* [Task to carry out]: Only the lines from the one containing "Write a web" to the end of the material are to be copied, exactly and in full; images stay out.

* [Input]:
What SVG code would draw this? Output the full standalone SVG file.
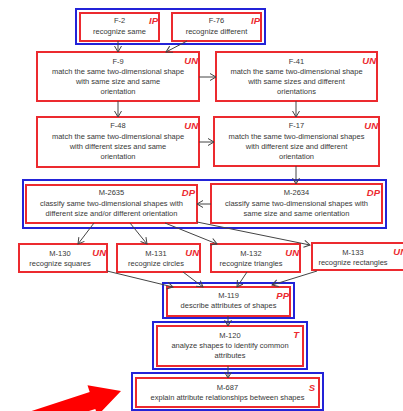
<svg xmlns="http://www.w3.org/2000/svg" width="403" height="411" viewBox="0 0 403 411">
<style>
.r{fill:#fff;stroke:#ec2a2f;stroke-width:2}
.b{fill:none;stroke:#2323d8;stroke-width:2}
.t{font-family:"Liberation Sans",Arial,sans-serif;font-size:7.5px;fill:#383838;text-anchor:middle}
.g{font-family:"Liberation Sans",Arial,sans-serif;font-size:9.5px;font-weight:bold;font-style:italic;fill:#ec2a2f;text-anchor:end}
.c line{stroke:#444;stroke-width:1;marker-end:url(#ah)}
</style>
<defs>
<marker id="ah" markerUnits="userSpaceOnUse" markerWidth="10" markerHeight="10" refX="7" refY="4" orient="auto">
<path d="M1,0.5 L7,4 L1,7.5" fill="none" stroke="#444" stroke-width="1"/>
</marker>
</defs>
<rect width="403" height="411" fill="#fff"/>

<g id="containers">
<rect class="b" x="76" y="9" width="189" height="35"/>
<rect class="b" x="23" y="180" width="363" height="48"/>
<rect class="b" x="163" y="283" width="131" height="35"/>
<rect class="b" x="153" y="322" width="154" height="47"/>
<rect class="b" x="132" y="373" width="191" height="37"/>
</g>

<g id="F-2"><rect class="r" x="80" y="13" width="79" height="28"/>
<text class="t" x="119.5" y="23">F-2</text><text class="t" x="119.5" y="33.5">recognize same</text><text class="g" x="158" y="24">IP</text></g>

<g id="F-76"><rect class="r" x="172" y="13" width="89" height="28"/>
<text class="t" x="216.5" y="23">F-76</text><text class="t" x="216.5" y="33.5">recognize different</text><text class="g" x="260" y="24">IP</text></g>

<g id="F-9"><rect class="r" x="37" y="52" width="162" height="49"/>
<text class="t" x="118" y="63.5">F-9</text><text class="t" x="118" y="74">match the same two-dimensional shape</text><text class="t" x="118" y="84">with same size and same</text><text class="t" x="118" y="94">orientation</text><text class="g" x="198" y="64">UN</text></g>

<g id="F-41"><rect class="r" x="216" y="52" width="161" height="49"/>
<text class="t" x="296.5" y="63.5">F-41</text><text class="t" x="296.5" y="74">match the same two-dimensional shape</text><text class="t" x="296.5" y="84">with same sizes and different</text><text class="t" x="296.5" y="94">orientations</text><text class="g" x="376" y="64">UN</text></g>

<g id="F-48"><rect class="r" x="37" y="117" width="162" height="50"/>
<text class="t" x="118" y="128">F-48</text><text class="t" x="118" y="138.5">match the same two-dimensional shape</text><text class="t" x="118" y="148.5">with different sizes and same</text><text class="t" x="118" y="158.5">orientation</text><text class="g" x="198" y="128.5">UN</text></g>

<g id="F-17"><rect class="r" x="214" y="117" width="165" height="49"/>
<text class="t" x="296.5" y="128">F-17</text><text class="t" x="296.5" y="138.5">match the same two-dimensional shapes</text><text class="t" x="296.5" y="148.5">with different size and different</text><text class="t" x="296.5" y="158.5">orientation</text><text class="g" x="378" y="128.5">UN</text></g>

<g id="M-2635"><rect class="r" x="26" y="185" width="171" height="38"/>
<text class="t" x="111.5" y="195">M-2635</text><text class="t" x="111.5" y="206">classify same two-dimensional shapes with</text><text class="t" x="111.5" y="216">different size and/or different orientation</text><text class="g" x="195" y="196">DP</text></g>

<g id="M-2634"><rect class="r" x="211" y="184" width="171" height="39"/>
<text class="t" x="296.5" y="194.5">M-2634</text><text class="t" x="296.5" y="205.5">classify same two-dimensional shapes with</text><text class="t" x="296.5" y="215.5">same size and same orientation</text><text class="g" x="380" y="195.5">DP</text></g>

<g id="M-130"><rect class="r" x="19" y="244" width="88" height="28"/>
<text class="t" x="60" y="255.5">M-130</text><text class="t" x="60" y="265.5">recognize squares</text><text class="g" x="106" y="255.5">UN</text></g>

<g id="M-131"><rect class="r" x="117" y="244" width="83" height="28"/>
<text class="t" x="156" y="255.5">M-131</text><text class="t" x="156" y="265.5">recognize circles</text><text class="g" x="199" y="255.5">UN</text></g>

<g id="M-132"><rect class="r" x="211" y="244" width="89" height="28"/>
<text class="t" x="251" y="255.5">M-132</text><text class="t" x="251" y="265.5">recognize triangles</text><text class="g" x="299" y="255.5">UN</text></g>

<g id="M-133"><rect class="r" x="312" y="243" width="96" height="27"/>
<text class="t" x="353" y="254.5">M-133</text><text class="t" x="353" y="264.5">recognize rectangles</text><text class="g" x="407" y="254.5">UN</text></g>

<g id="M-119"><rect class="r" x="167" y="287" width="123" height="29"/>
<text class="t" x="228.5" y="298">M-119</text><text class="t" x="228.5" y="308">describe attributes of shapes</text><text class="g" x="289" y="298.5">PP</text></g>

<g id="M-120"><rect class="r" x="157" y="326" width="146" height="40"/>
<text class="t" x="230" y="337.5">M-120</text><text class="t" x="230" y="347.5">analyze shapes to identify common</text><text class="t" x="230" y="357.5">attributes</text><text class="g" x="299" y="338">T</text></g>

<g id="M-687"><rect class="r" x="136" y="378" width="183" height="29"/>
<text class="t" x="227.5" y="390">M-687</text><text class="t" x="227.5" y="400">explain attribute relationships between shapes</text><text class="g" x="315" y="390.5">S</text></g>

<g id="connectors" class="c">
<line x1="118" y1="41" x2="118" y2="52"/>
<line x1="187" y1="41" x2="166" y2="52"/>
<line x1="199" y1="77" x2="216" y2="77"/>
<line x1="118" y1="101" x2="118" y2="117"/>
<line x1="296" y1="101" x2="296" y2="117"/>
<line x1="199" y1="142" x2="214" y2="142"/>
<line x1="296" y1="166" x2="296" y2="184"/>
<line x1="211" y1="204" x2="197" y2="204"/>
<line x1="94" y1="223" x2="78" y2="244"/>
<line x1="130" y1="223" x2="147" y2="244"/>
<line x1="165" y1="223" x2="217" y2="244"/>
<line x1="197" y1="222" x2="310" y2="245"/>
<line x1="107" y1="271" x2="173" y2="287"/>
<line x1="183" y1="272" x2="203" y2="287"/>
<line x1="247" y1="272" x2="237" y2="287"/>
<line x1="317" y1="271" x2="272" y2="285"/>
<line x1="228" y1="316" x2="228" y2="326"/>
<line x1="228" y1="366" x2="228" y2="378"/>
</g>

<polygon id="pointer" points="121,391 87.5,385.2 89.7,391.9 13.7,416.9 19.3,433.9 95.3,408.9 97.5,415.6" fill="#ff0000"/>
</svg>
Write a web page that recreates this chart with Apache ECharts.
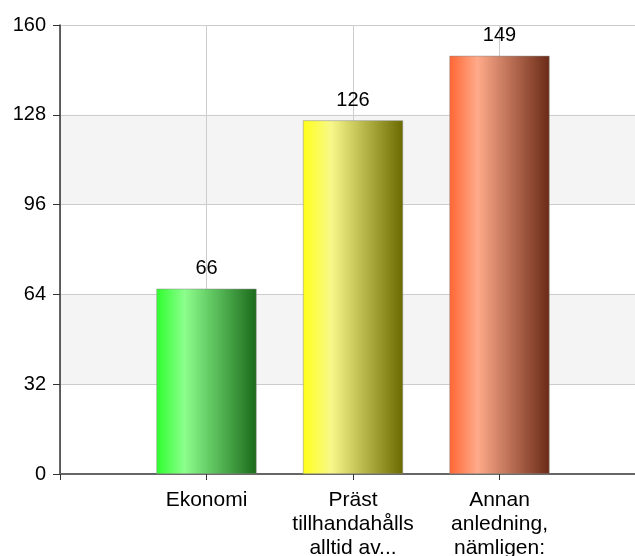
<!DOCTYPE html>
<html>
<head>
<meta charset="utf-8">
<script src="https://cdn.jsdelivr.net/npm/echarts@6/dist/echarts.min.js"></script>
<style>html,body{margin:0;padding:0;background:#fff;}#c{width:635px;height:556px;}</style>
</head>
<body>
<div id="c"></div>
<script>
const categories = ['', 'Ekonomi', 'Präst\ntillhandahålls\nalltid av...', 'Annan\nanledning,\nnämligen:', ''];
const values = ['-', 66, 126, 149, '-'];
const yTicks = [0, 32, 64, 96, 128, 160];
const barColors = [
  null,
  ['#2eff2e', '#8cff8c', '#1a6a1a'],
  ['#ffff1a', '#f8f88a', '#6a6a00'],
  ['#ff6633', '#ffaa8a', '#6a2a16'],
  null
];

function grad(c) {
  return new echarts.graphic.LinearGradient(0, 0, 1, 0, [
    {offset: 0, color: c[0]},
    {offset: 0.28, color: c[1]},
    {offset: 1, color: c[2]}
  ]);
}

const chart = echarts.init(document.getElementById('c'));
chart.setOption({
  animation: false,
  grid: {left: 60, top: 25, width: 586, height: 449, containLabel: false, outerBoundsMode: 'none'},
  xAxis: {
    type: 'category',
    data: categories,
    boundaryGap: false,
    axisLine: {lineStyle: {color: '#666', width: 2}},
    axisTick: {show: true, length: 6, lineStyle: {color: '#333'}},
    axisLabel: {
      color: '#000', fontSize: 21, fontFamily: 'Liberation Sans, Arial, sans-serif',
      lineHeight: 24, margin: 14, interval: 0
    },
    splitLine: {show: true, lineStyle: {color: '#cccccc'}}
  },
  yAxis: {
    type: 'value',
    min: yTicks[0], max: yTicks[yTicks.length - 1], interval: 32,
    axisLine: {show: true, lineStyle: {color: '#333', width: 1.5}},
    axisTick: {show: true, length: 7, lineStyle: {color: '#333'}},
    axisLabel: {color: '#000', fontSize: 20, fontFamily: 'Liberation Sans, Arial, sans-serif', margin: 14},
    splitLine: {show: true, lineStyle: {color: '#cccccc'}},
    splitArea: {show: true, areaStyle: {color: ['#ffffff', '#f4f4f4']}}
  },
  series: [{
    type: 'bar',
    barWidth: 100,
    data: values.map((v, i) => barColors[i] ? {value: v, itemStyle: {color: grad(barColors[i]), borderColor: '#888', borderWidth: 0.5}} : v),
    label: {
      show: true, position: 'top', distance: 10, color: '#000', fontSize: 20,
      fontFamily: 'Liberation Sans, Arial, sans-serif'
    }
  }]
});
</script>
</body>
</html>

* [Finished answer]:
Write a web page that recreates this chart with Apache ECharts.
<!DOCTYPE html>
<html>
<head>
<meta charset="utf-8">
<script src="https://cdn.jsdelivr.net/npm/echarts@6/dist/echarts.min.js"></script>
<style>html,body{margin:0;padding:0;background:#fff;}#c{width:635px;height:556px;}</style>
</head>
<body>
<div id="c"></div>
<script>
const categories = ['', 'Ekonomi', 'Präst\ntillhandahålls\nalltid av...', 'Annan\nanledning,\nnämligen:', ''];
const values = ['-', 66, 126, 149, '-'];
const yTicks = [0, 32, 64, 96, 128, 160];
const barColors = [
  null,
  ['#2eff2e', '#8cff8c', '#1a6a1a'],
  ['#ffff1a', '#f8f88a', '#6a6a00'],
  ['#ff6633', '#ffaa8a', '#6a2a16'],
  null
];

function grad(c) {
  return new echarts.graphic.LinearGradient(0, 0, 1, 0, [
    {offset: 0, color: c[0]},
    {offset: 0.28, color: c[1]},
    {offset: 1, color: c[2]}
  ]);
}

const chart = echarts.init(document.getElementById('c'));
chart.setOption({
  animation: false,
  grid: {left: 60, top: 25, width: 586, height: 449, containLabel: false, outerBoundsMode: 'none'},
  xAxis: {
    type: 'category',
    data: categories,
    boundaryGap: false,
    axisLine: {lineStyle: {color: '#666', width: 2}},
    axisTick: {show: true, length: 6, lineStyle: {color: '#333'}},
    axisLabel: {
      color: '#000', fontSize: 21, fontFamily: 'Liberation Sans, Arial, sans-serif',
      lineHeight: 24, margin: 14, interval: 0
    },
    splitLine: {show: true, lineStyle: {color: '#cccccc'}}
  },
  yAxis: {
    type: 'value',
    min: yTicks[0], max: yTicks[yTicks.length - 1], interval: 32,
    axisLine: {show: true, lineStyle: {color: '#333', width: 1.5}},
    axisTick: {show: true, length: 7, lineStyle: {color: '#333'}},
    axisLabel: {color: '#000', fontSize: 20, fontFamily: 'Liberation Sans, Arial, sans-serif', margin: 14},
    splitLine: {show: true, lineStyle: {color: '#cccccc'}},
    splitArea: {show: true, areaStyle: {color: ['#ffffff', '#f4f4f4']}}
  },
  series: [{
    type: 'bar',
    barWidth: 100,
    data: values.map((v, i) => barColors[i] ? {value: v, itemStyle: {color: grad(barColors[i]), borderColor: '#888', borderWidth: 0.5}} : v),
    label: {
      show: true, position: 'top', distance: 10, color: '#000', fontSize: 20,
      fontFamily: 'Liberation Sans, Arial, sans-serif'
    }
  }]
});
</script>
</body>
</html>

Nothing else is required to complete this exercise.